クルマに試乗しなければ評論もクソもありませんからね。
現在、国産メーカーも大手インポーターも右に習えの全社貸し出し停止状態。いやはや困りました。
しかし、捨てる神あれば拾う神あり。こんな時期でも、勇猛果敢に試乗車を提供してくださる会社はあるものです。
英国車を専門に扱う「UK CLASSIC FACTORY」。
オーナーの勝見祐幸氏が軽井沢の別荘用に、と中古のレンジローバーを購入したのが運の尽き。
以来ローバーの魅力にドップリとハマってしまい、ついには自らが輸入販売まで手がけるようになったという一風変わった経緯の会社です。
その勝見氏が、足繁く通っていた英国で見つけてきたのが今回ご紹介するACコブラ427とランチアストラトスのレプリカ車。
レプリカと聞いてナーンダと侮ってはいけません。
適当な車台に適当なガワを乗せた“適当レプリカ”とは根本から違う、イチからフレームを起こし、オリジナルをはるかに凌ぐ性能にまで仕立て上げたモンスターマシンなのであります。
まずはコブラ。
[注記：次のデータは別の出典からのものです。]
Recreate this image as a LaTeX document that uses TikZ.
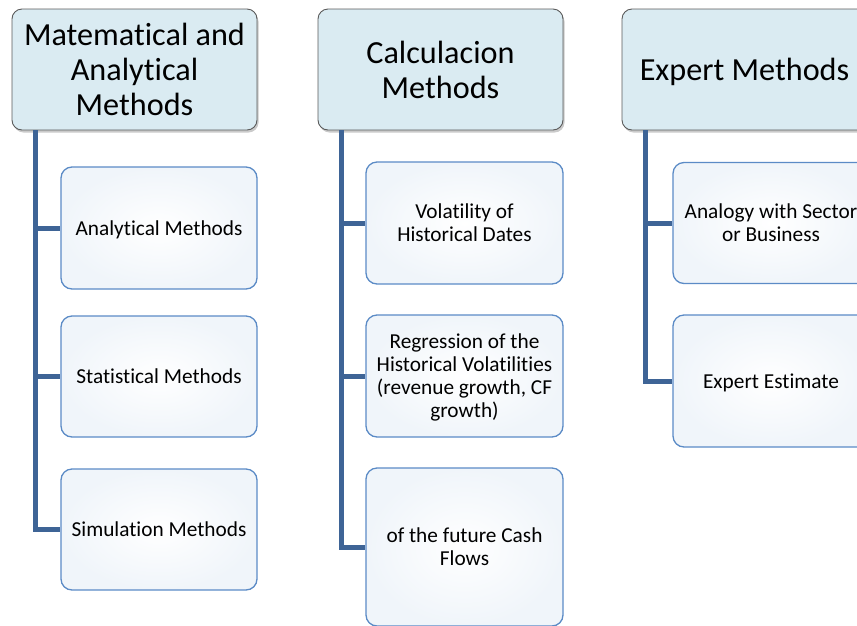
\documentclass[tikz,border=0pt]{standalone}
\usepackage{fontspec}
\setmainfont{Carlito}[Ligatures=NoCommon]
\usetikzlibrary{shadows}
\definecolor{headfill}{HTML}{DAEBF2}
\definecolor{headline}{HTML}{5A5A5A}
\definecolor{boxline}{HTML}{5B8BC6}
\definecolor{boxtint}{HTML}{F0F5FA}
\definecolor{connblue}{HTML}{3E6496}
\tikzset{
  x=1pt, y=-1pt,
  header/.style={draw=headline, line width=0.9pt, fill=headfill, rounded corners=10pt,
    minimum width=245pt, minimum height=121pt, align=center, inner sep=0pt,
    text depth=0pt, font=\fontsize{32.2}{35}\selectfont,
    drop shadow={shadow xshift=1.5pt, shadow yshift=-2.5pt, opacity=0.35, fill=black!60}},
  item/.style={draw=boxline, line width=1.3pt, rounded corners=11pt,
    inner color=white, outer color=boxtint,
    minimum width=196pt, minimum height=121pt, align=center, inner sep=0pt,
    text depth=0pt, font=\fontsize{21.3}{23}\selectfont},
  conn/.style={draw=connblue, line width=5pt}
}
\begin{document}
\begin{tikzpicture}
\useasboundingbox (0,0) rectangle (857,625);
\clip (0,0) rectangle (857,625);
% column headers
\node[header] (h1) at (134.5,69.5) {Matematical and\\Analytical\\Methods};
\node[header] (h2) at (440.5,69.5) {Calculacion\\Methods};
\node[header] (h3) at (744.5,69.5) {Expert Methods};
% first column
\node[item, minimum height=122pt] (a1) at (159,228) {Analytical Methods};
\node[item] (a2) at (159,376.5) {Statistical Methods};
\node[item] (a3) at (159,529.5) {Simulation Methods};
% second column
\node[item, minimum width=197pt, minimum height=122pt] (b1) at (464.5,223) {Volatility of\\Historical Dates};
\node[item, minimum width=197pt, minimum height=122pt] (b2) at (464.5,376) {Regression of the\\Historical Volatilities\\(revenue growth, CF\\growth)};
\node[item, minimum width=197pt, minimum height=158pt] (b3) at (464.5,547) {of the future Cash\\Flows};
% third column
\node[item] (c1) at (771,223) {Analogy with Sector\\or Business};
\node[item, minimum height=132pt] (c2) at (771,381) {Expert Estimate};
% connectors
\coordinate (t1) at ([xshift=24pt]h1.south west);
\coordinate (t2) at ([xshift=24pt]h2.south west);
\coordinate (t3) at ([xshift=24pt]h3.south west);
\draw[conn] (t1) |- (a3.west);
\draw[conn] (t1) |- (a1.west);
\draw[conn] (t1) |- (a2.west);
\draw[conn] (t2) |- (b3.west);
\draw[conn] (t2) |- (b1.west);
\draw[conn] (t2) |- (b2.west);
\draw[conn] (t3) |- (c2.west);
\draw[conn] (t3) |- (c1.west);
\end{tikzpicture}
\end{document}
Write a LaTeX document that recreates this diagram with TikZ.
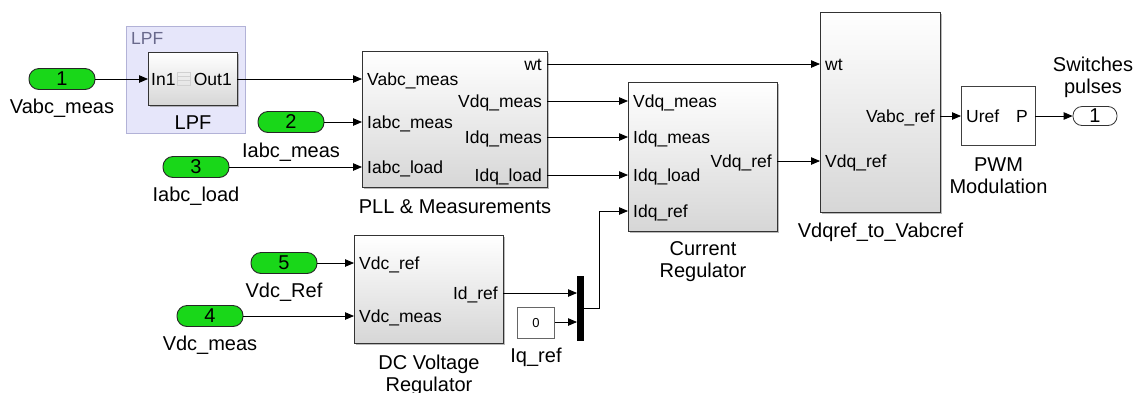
\documentclass[tikz,border=0pt]{standalone}
\usepackage{fontspec}
\setmainfont{Liberation Sans}
\usetikzlibrary{arrows.meta,positioning,shadows}
\definecolor{portgreen}{RGB}{25,215,25}
\definecolor{lpfback}{RGB}{230,230,250}
\definecolor{lpfedge}{RGB}{178,178,215}
\definecolor{lpftext}{RGB}{105,105,140}

\tikzset{
  wire/.style={draw=black, line width=0.8pt, -{Triangle[length=9pt,width=7.5pt]}},
  block/.style={draw=black!80, line width=1pt, top color=white, bottom color=black!16,
    drop shadow={shadow xshift=1.3pt,shadow yshift=-1.3pt,fill=black!45,opacity=0.6},
    anchor=north west, inner sep=0pt},
  plainblock/.style={draw=black!75, line width=1pt, fill=white, anchor=north west, inner sep=0pt},
  inport/.style={draw=black!85, line width=0.9pt, fill=portgreen, rounded corners=10pt,
    minimum width=66pt, minimum height=21pt, inner sep=0pt, font=\fontsize{20}{22}\selectfont},
  outport/.style={draw=black!80, line width=0.8pt, fill=white, rounded corners=9pt,
    minimum width=44pt, minimum height=19pt, inner sep=0pt, font=\fontsize{20}{22}\selectfont},
  plbl/.style={inner sep=0pt, text height=12.5pt, text depth=0pt, font=\fontsize{17.5}{20}\selectfont},
  title/.style={inner sep=0pt, align=center, font=\fontsize{20}{22}\selectfont},
}

\begin{document}
\begin{tikzpicture}[x=1pt,y=-1pt]
  \useasboundingbox (0,0) rectangle (1141,392);

  % LPF subsystem area
  \draw[lpfedge, fill=lpfback, line width=0.8pt] (126,26) rectangle (245,133);
  \node[plbl, anchor=west, text=lpftext] (lpfgrp) at (131,38) {LPF};
  \node[block, minimum width=89pt, minimum height=53pt] (lpf) at (148,52) {};
  \coordinate (lpfIn) at (148,79);
  \coordinate (lpfOut) at (237,79);
  \node[plbl, anchor=west, xshift=3pt] at (lpfIn) {In1};
  \node[plbl, anchor=east, xshift=-5pt] at (lpfOut) {Out1};
  \draw[black!18, line width=0.8pt] (177,72) rectangle (190,85);
  \draw[black!18, line width=0.8pt] (177,76.3) -- (190,76.3) (177,80.6) -- (190,80.6);
  \node[title, below=10pt of lpf] {LPF};

  % inports
  \node[inport] (in1) at (62,79) {1};
  \node[title, below=9pt of in1] {Vabc\_meas};
  \node[inport] (in2) at (291,122) {2};
  \node[title, below=10pt of in2] {Iabc\_meas};
  \node[inport] (in3) at (196,167) {3};
  \node[title, below=9pt of in3] {Iabc\_load};
  \node[inport] (in5) at (284,263) {5};
  \node[title, below=9pt of in5] {Vdc\_Ref};
  \node[inport] (in4) at (210,316) {4};
  \node[title, below=9pt of in4] {Vdc\_meas};

  % PLL & Measurements
  \node[block, minimum width=185pt, minimum height=136pt] (pll) at (362,51) {};
  \coordinate (pllIn1) at (362,79);
  \coordinate (pllIn2) at (362,122);
  \coordinate (pllIn3) at (362,167);
  \coordinate (pllOut1) at (547,64);
  \coordinate (pllOut2) at (547,101);
  \coordinate (pllOut3) at (547,137);
  \coordinate (pllOut4) at (547,175);
  \node[plbl, anchor=west, xshift=5pt] at (pllIn1) {Vabc\_meas};
  \node[plbl, anchor=west, xshift=5pt] at (pllIn2) {Iabc\_meas};
  \node[plbl, anchor=west, xshift=5pt] at (pllIn3) {Iabc\_load};
  \node[plbl, anchor=east, xshift=-5pt] at (pllOut1) {wt};
  \node[plbl, anchor=east, xshift=-5pt] at (pllOut2) {Vdq\_meas};
  \node[plbl, anchor=east, xshift=-5pt] at (pllOut3) {Idq\_meas};
  \node[plbl, anchor=east, xshift=-5pt] at (pllOut4) {Idq\_load};
  \node[title, below=11pt of pll] {PLL \& Measurements};

  % Current Regulator
  \node[block, minimum width=149pt, minimum height=149pt] (cr) at (628,82) {};
  \coordinate (crIn1) at (628,101);
  \coordinate (crIn2) at (628,137);
  \coordinate (crIn3) at (628,175);
  \coordinate (crIn4) at (628,211);
  \coordinate (crOut) at (777,161);
  \node[plbl, anchor=west, xshift=5pt] at (crIn1) {Vdq\_meas};
  \node[plbl, anchor=west, xshift=5pt] at (crIn2) {Idq\_meas};
  \node[plbl, anchor=west, xshift=5pt] at (crIn3) {Idq\_load};
  \node[plbl, anchor=west, xshift=5pt] at (crIn4) {Idq\_ref};
  \node[plbl, anchor=east, xshift=-5pt] at (crOut) {Vdq\_ref};
  \node[title, below=9pt of cr] {Current\\Regulator};

  % Vdqref_to_Vabcref
  \node[block, minimum width=120pt, minimum height=200pt] (dq2abc) at (820,12) {};
  \coordinate (dqIn1) at (820,64);
  \coordinate (dqIn2) at (820,161);
  \coordinate (dqOut) at (940,116);
  \node[plbl, anchor=west, xshift=5pt] at (dqIn1) {wt};
  \node[plbl, anchor=west, xshift=5pt] at (dqIn2) {Vdq\_ref};
  \node[plbl, anchor=east, xshift=-5pt] at (dqOut) {Vabc\_ref};
  \node[title, below=10pt of dq2abc] {Vdqref\_to\_Vabcref};

  % PWM Modulation
  \node[plainblock, minimum width=74pt, minimum height=59pt] (pwm) at (961,86) {};
  \coordinate (pwmIn) at (961,116);
  \coordinate (pwmOut) at (1035,116);
  \node[plbl, anchor=west, xshift=5pt] at (pwmIn) {Uref};
  \node[plbl, anchor=east, xshift=-7pt] at (pwmOut) {P};
  \node[title, below=12pt of pwm] {PWM\\Modulation};

  % outport
  \node[outport] (out1) at (1095,116) {1};
  \node[title, above=8pt of out1, xshift=-2pt] {Switches\\pulses};

  % DC Voltage Regulator
  \node[block, minimum width=149pt, minimum height=108pt] (dcvr) at (354,235) {};
  \coordinate (dcIn1) at (354,263);
  \coordinate (dcIn2) at (354,316);
  \coordinate (dcOut) at (503,293);
  \node[plbl, anchor=west, xshift=5pt] at (dcIn1) {Vdc\_ref};
  \node[plbl, anchor=west, xshift=5pt] at (dcIn2) {Vdc\_meas};
  \node[plbl, anchor=east, xshift=-5pt] at (dcOut) {Id\_ref};
  \node[title, below=11pt of dcvr] {DC Voltage\\Regulator};

  % constant Iq_ref and mux
  \node[plainblock, draw=black!60, minimum width=37pt, minimum height=31pt,
    font=\fontsize{13}{15}\selectfont] (iqref) at (517,307) {0};
  \node[title, below=9pt of iqref] {Iq\_ref};
  \node[fill=black, minimum width=7pt, minimum height=65pt, inner sep=0pt, anchor=north west] (mux) at (577,276) {};
  \coordinate (muxIn1) at (577,293);
  \coordinate (muxIn2) at (577,322);
  \coordinate (muxOut) at (584,308);

  % connections
  \draw[wire] (in1.east) -- (lpfIn);
  \draw[wire] (lpfOut) -- (pllIn1);
  \draw[wire] (in2.east) -- (pllIn2);
  \draw[wire] (in3.east) -- (pllIn3);
  \draw[wire] (pllOut1) -- (dqIn1);
  \draw[wire] (pllOut2) -- (crIn1);
  \draw[wire] (pllOut3) -- (crIn2);
  \draw[wire] (pllOut4) -- (crIn3);
  \draw[wire] (crOut) -- (dqIn2);
  \draw[wire] (dqOut) -- (pwmIn);
  \draw[wire] (pwmOut) -- (out1.west);
  \draw[wire] (in5.east) -- (dcIn1);
  \draw[wire] (in4.east) -- (dcIn2);
  \draw[wire] (dcOut) -- (muxIn1);
  \draw[wire] (iqref.east |- muxIn2) -- (muxIn2);
  \draw[wire] (muxOut) -- ++(15,0) |- (crIn4);
\end{tikzpicture}
\end{document}
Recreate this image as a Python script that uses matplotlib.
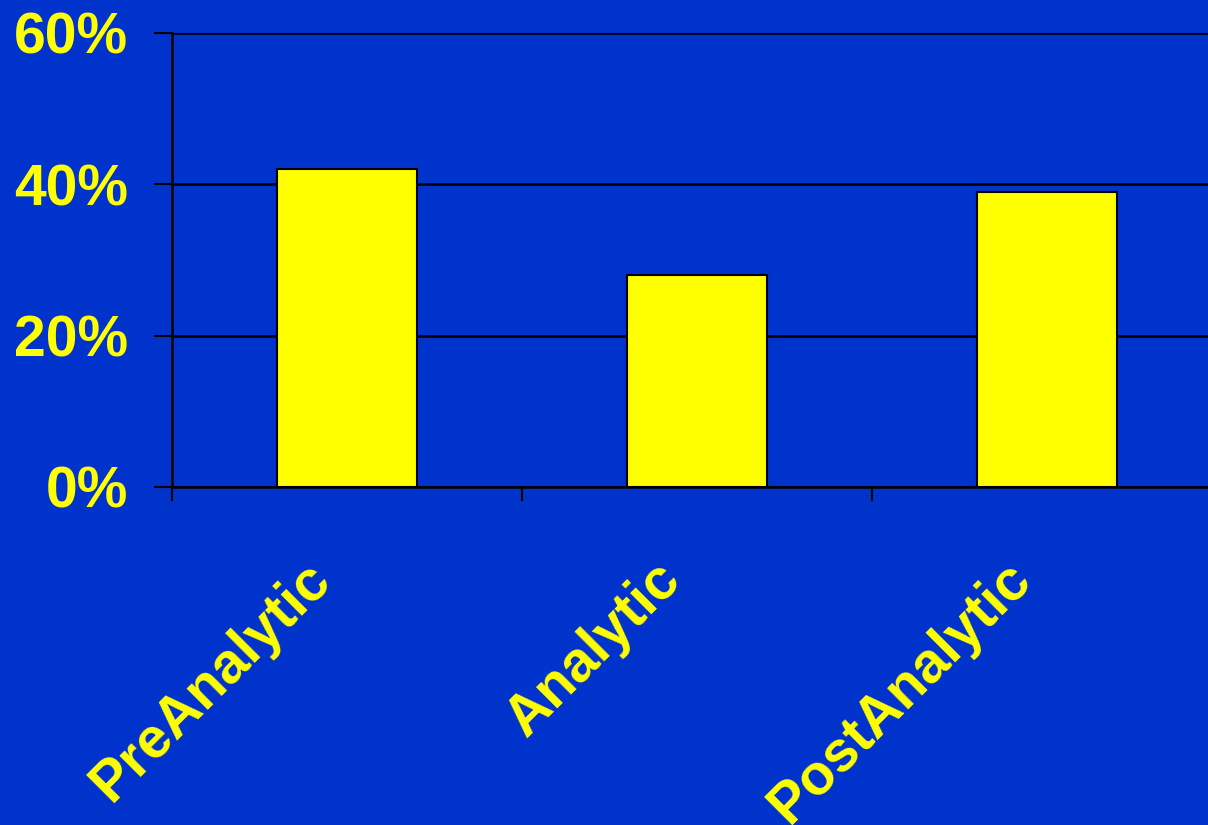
import matplotlib
matplotlib.use("Agg")
import matplotlib.pyplot as plt
from matplotlib.ticker import FuncFormatter
from matplotlib.transforms import ScaledTranslation

categories = ["PreAnalytic", "Analytic", "PostAnalytic"]
values = [42, 28, 39]
yticks = [0, 20, 40, 60]

BG = "#0033CC"
YEL = "#FFFF00"

plt.rcParams['font.family'] = ['Liberation Sans', 'DejaVu Sans']

fig = plt.figure(figsize=(12.08, 8.25), dpi=100, facecolor=BG)
ax = fig.add_axes([172/1208, 1-487/825, 1050/1208, (487-33)/825])
ax.set_facecolor(BG)

x = list(range(len(categories)))
ax.bar(x, values, width=0.4, color=YEL, edgecolor="black", linewidth=1.5, zorder=3)

ax.set_xlim(-0.5, len(categories) - 0.5)
ax.set_ylim(0, 60)
ax.set_yticks(yticks)
ax.yaxis.set_major_formatter(FuncFormatter(lambda v, p: f"{v:.0f}%"))
ax.grid(axis="y", color="black", linewidth=1.8, zorder=1)
ax.set_axisbelow(True)

ax.set_xticks([i - 0.5 for i in x])
ax.set_xticklabels([])
ax.tick_params(axis="x", which="major", length=10, width=1.5, color="black", direction="out")
ax.tick_params(axis="y", length=13, width=1.5, color="black", labelsize=41,
               labelcolor=YEL, pad=18.5)
for lab in ax.get_yticklabels():
    lab.set_fontweight("bold")

off = ScaledTranslation(-0.25, -0.84, fig.dpi_scale_trans)
for i, cat in zip(x, categories):
    ax.text(i, 0, cat, transform=ax.get_xaxis_transform() + off,
            rotation=45, ha="right", va="center", rotation_mode="anchor",
            color=YEL, fontsize=41, fontweight="bold", clip_on=False)

for s in ["top", "right"]:
    ax.spines[s].set_visible(False)
for s in ["left", "bottom"]:
    ax.spines[s].set_color("black")
    ax.spines[s].set_linewidth(1.8)

fig.savefig("out.png", dpi=100, facecolor=BG)
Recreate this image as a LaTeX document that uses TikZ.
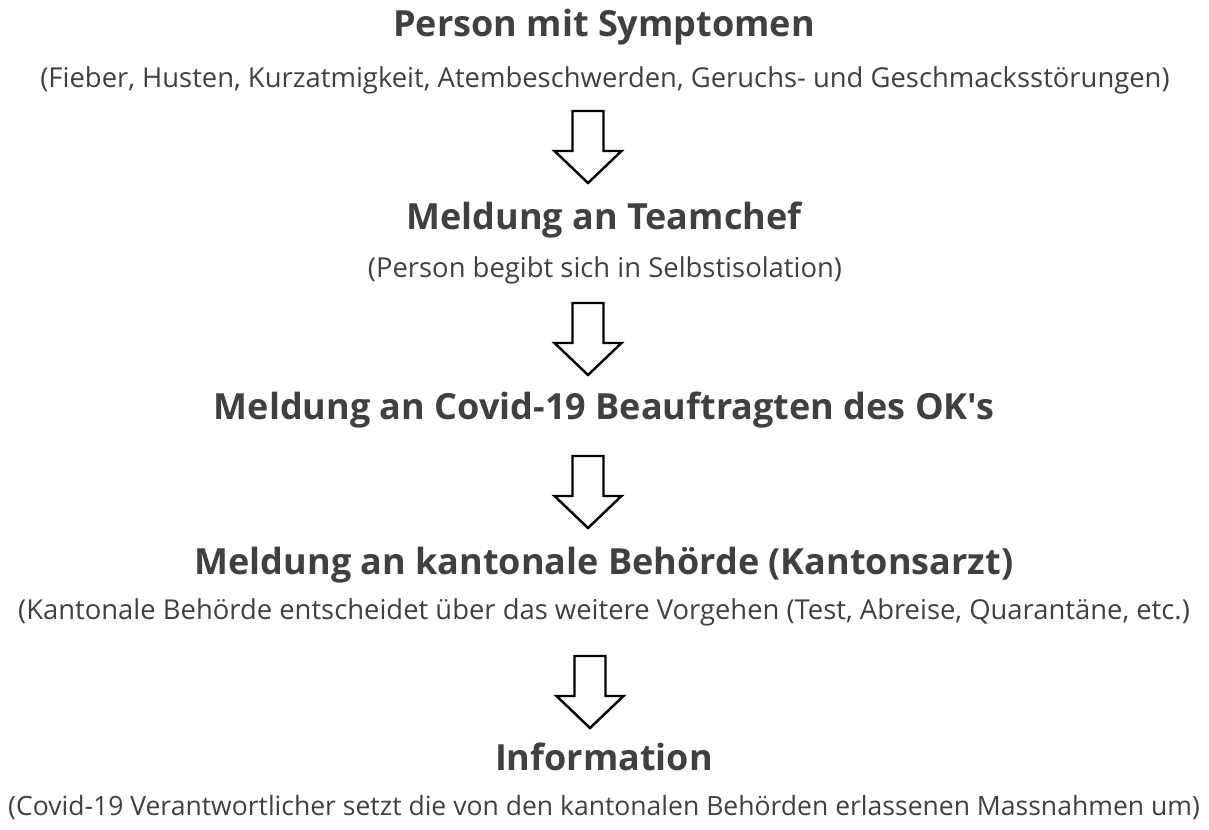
\documentclass[tikz,border=0pt]{standalone}
\usepackage{fontspec}
\setmainfont{Open Sans}[Ligatures=TeXOff]
\definecolor{textgray}{HTML}{404040}
\tikzset{
  titlebox/.style={text=textgray, font=\fontsize{20.5}{24}\selectfont\bfseries, inner sep=0pt},
  notebox/.style={text=textgray, font=\fontsize{15.6}{18}\selectfont, inner sep=0pt},
  blockarrow/.style={draw=black, line width=1.4pt, fill=white, line join=miter},
}
% block arrow pointing down, top of shaft at (#1,#2)
\newcommand{\downblock}[3]{%
  \draw [blockarrow] (#1-15.5,#2) -- (#1+15.5,#2) -- (#1+15.5,#2+40) -- (#1+33.5,#2+40)
    -- (#1,#2+72) -- (#1-33.5,#2+40) -- (#1-15.5,#2+40) -- cycle;
  \coordinate (#3) at (#1,#2+72);}
\begin{document}
\begin{tikzpicture}[x=0.02cm, y=-0.02cm]

    \useasboundingbox (0,0) rectangle (1209,830);

    \node [titlebox] at (604,27) (title1) {Person mit Symptomen};
    \node [notebox] at (605,80) (note1) {(Fieber, Husten, Kurzatmigkeit, Atembeschwerden, Geruchs- und Geschmacksstörungen)};
    \downblock{588}{111}{arr1}

    \node [titlebox] at (604,220) (title2) {Meldung an Teamchef};
    \node [notebox] at (605,270) (note2) {(Person begibt sich in Selbstisolation)};
    \downblock{588}{303}{arr2}

    \node [titlebox] at (604,410) (title3) {Meldung an Covid-19 Beauftragten des OK's};
    \downblock{588}{456}{arr3}

    \node [titlebox] at (604,565) (title4) {Meldung an kantonale Behörde (Kantonsarzt)};
    \node [notebox] at (604,612) (note4) {(Kantonale Behörde entscheidet über das weitere Vorgehen (Test, Abreise, Quarantäne, etc.)};
    \downblock{590}{656}{arr4}

    \node [titlebox] at (604,757) (title5) {Information};
    \node [notebox, font=\fontsize{15.1}{18}\selectfont] at (604,808) (note5) {(Covid-19 Verantwortlicher setzt die von den kantonalen Behörden erlassenen Massnahmen um)};

\end{tikzpicture}
\end{document}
レプリカ車のキットメーカーとしてその名も高い英AKスポーツカーズ社が自ら組んだ貴重な貴重な1台です。
キットを購入した顧客がコツコツと自分で組み上げていくのがキットカーの本来の姿であり、また醍醐味でもあるのですが、時間も場所も技術もないよ、という方が大半ではありますまいか。
そんなモノグサ顧客のために、キットカーの組み立てを専業で行うファクトリーもあるにはあるのですが、そこがまた玉石混交のビミョーな世界でありまして。
何か不具合が出ると「もともとのキットがクソだから悪い」「いや、組み立て方がヘボだから悪い」と責任の擦りつけ合いになるのですね。
こうなるとお客はお手上げで、ツテを辿ってどこかの修理工場に持ち込んで、徹底的にムシられることになるワケです。カモネギですもの。
ですが、このコブラはキットを作った張本人が組んでいるのだから安心。
軽量ボディに6.2Lスーパーチャージャー、635psの超強力エンジンを押し込んだ車体は暴力的とも言える加速でありまして、不用意にアクセルを踏むと簡単にホイールスピンを起こしてしまう。
よく強力な加速を表現するために「背中を蹴られるような」なんて言いますが、とてもそんなレベルではない。蝶野正洋選手にヤ●ザキックで背中をメッタ蹴りされたような衝撃です。
一方、ぶっといトルクは実に運転がしやすくてムチャさえしなければロードスターよりもラクチンに街乗りができる。ジキルとハイドのような両面を持ついいクルマです。